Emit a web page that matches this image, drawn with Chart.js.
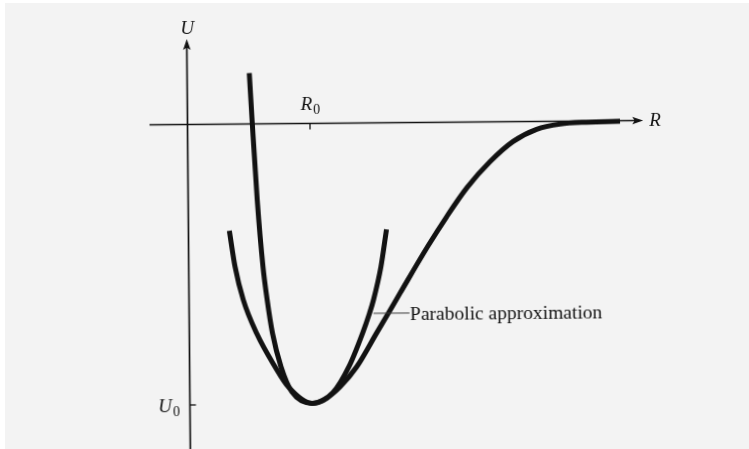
<!DOCTYPE html>
<html>
<head>
<meta charset="utf-8">
<title>U(R)</title>
<script src="https://cdn.jsdelivr.net/npm/chart.js@4/dist/chart.umd.min.js"></script>
<style>
  html, body { margin: 0; padding: 0; background: #fff; }
  #wrap { position: absolute; left: 0; top: 0; width: 749px; height: 449px; overflow: hidden; background: #fff; }
  #sheet { position: absolute; left: 5px; top: 3px; right: 0; bottom: 0; background: #f3f3f3; }
  #chart { position: absolute; left: 0; top: 0; transform: rotate(-0.5deg); transform-origin: 187.5px 124.5px; }
</style>
</head>
<body>
<div id="wrap">
  <div id="sheet"></div>
  <canvas id="chart" width="749" height="449"></canvas>
</div>
<script>
// potential energy curve, R in units of R0, U in units of |U0|
const morseR = [0.508, 0.529, 0.564, 0.606, 0.638, 0.679, 0.746, 0.834, 1.000, 1.103, 1.226, 1.364,
                1.528, 1.626, 1.723, 1.951, 2.109, 2.275, 2.467, 2.656, 2.850, 3.041, 3.259, 3.531];
const morseU = [0.181, 0.002, -0.271, -0.509, -0.628, -0.747, -0.866, -0.957, -0.998, -0.983, -0.940, -0.869,
                -0.750, -0.679, -0.608, -0.443, -0.337, -0.235, -0.142, -0.071, -0.028, -0.010, -0.004, -0.002];

// parabola around the minimum
const parabR = [0.334, 0.378, 0.443, 0.550, 0.697, 0.804, 1.000, 1.169, 1.301, 1.414, 1.472, 1.506, 1.569, 1.617];
const parabU = [-0.380, -0.508, -0.627, -0.747, -0.866, -0.938, -0.998, -0.960, -0.868, -0.750, -0.679, -0.631, -0.513, -0.380];

// axes: extent, labelled ticks, names
const rAxis = [-0.31, 3.72];
const uAxis = [-1.2, 0.305];
const rTicks = [1];
const rTickLabels = [['R', '0']];
const uTicks = [-1];
const uTickLabels = [['U', '0']];
const axisNames = ['R', 'U'];

// callout on the parabola
const calloutText = 'Parabolic approximation';
const calloutIndex = 10;

const INK = '#121212';
const ITALIC = 'italic 19px "Liberation Serif"';
const SUB = '14px "Liberation Serif"';

const toPoints = (xs, ys) => xs.map((x, i) => ({ x, y: ys[i] }));

function arrowHead(ctx, tx, ty, angle) {
  ctx.save();
  ctx.translate(tx, ty);
  ctx.rotate(angle);
  ctx.beginPath();
  ctx.moveTo(0, 0);
  ctx.lineTo(-11, -3.8);
  ctx.lineTo(-8.5, 0);
  ctx.lineTo(-11, 3.8);
  ctx.closePath();
  ctx.fill();
  ctx.restore();
}

// "R" + subscript "0"; align is where px sits on the whole label
function subscripted(ctx, pair, px, py, align) {
  ctx.font = ITALIC;
  const wMain = ctx.measureText(pair[0]).width;
  ctx.font = SUB;
  const wSub = ctx.measureText(pair[1]).width;
  const total = wMain + 1 + wSub;
  const left = align === 'center' ? px - total / 2 : align === 'right' ? px - total : px;
  ctx.textAlign = 'left';
  ctx.textBaseline = 'alphabetic';
  ctx.font = ITALIC;
  ctx.fillText(pair[0], left, py);
  ctx.font = SUB;
  ctx.fillText(pair[1], left + wMain + 1, py + 4);
}

const axesPlugin = {
  id: 'axes',
  beforeDatasetsDraw(chart) {
    const { ctx, scales: { x, y } } = chart;
    const x0 = x.getPixelForValue(0);
    const y0 = y.getPixelForValue(0);
    ctx.save();
    ctx.strokeStyle = INK;
    ctx.fillStyle = INK;
    ctx.lineWidth = 1.7;

    const rLeft = x.getPixelForValue(rAxis[0]);
    const rTip = x.getPixelForValue(rAxis[1]);
    ctx.beginPath();
    ctx.moveTo(rLeft, y0);
    ctx.lineTo(rTip - 8, y0);
    ctx.stroke();
    arrowHead(ctx, rTip, y0, 0);

    const uBottom = y.getPixelForValue(uAxis[0]);
    const uTip = y.getPixelForValue(uAxis[1]);
    ctx.beginPath();
    ctx.moveTo(x0, uBottom);
    ctx.lineTo(x0, uTip + 8);
    ctx.stroke();
    arrowHead(ctx, x0, uTip, -Math.PI / 2);

    ctx.lineWidth = 1.3;
    rTicks.forEach(v => {
      const px = x.getPixelForValue(v);
      ctx.beginPath();
      ctx.moveTo(px, y0);
      ctx.lineTo(px, y0 + 6);
      ctx.stroke();
    });
    uTicks.forEach(v => {
      const py = y.getPixelForValue(v);
      ctx.beginPath();
      ctx.moveTo(x0, py);
      ctx.lineTo(x0 + 6, py);
      ctx.stroke();
    });
    ctx.restore();
  }
};

const labelsPlugin = {
  id: 'labels',
  afterDatasetsDraw(chart) {
    const { ctx, scales: { x, y } } = chart;
    const x0 = x.getPixelForValue(0);
    const y0 = y.getPixelForValue(0);
    ctx.save();
    ctx.fillStyle = INK;

    // axis names
    ctx.font = ITALIC;
    ctx.textBaseline = 'alphabetic';
    ctx.textAlign = 'left';
    ctx.fillText(axisNames[0], x.getPixelForValue(rAxis[1]) + 6, y0 + 5.5);
    ctx.textAlign = 'center';
    ctx.fillText(axisNames[1], x0 + 0.5, y.getPixelForValue(uAxis[1]) - 5);

    // tick labels
    rTicks.forEach((v, i) => subscripted(ctx, rTickLabels[i], x.getPixelForValue(v) + 0.5, y0 - 13.5, 'center'));
    uTicks.forEach((v, i) => subscripted(ctx, uTickLabels[i], x0 - 10, y.getPixelForValue(v) + 7, 'right'));

    // callout with leader
    const cx = x.getPixelForValue(parabR[calloutIndex]);
    const cy = y.getPixelForValue(parabU[calloutIndex]);
    ctx.strokeStyle = '#3a3a3a';
    ctx.lineWidth = 1;
    ctx.beginPath();
    ctx.moveTo(cx + 4, cy);
    ctx.lineTo(cx + 40, cy);
    ctx.stroke();
    ctx.font = '19.5px "Liberation Serif"';
    ctx.textAlign = 'left';
    ctx.fillText(calloutText, cx + 40.5, cy + 7.5);
    ctx.restore();
  }
};

const curve = {
  showLine: true,
  pointRadius: 0,
  pointHoverRadius: 0,
  borderColor: INK,
  borderWidth: 5,
  borderCapStyle: 'butt',
  cubicInterpolationMode: 'monotone',
  fill: false
};

new Chart(document.getElementById('chart'), {
  type: 'scatter',
  data: {
    datasets: [
      { label: 'U(R)', data: toPoints(morseR, morseU), ...curve },
      { label: calloutText, data: toPoints(parabR, parabU), ...curve }
    ]
  },
  options: {
    responsive: false,
    animation: false,
    devicePixelRatio: 1,
    layout: { padding: 0 },
    plugins: { legend: { display: false }, tooltip: { enabled: false } },
    scales: {
      x: { type: 'linear', display: false, min: -1.5306, max: 4.5837 },
      y: { type: 'linear', display: false, min: -1.1569, max: 0.4439 }
    }
  },
  plugins: [axesPlugin, labelsPlugin]
});
</script>
</body>
</html>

**What you should do:** Copy, from the material above, each line in which the string "with" occurs.

**Response to this task:**
Emit a web page that matches this image, drawn with Chart.js.
    // callout with leader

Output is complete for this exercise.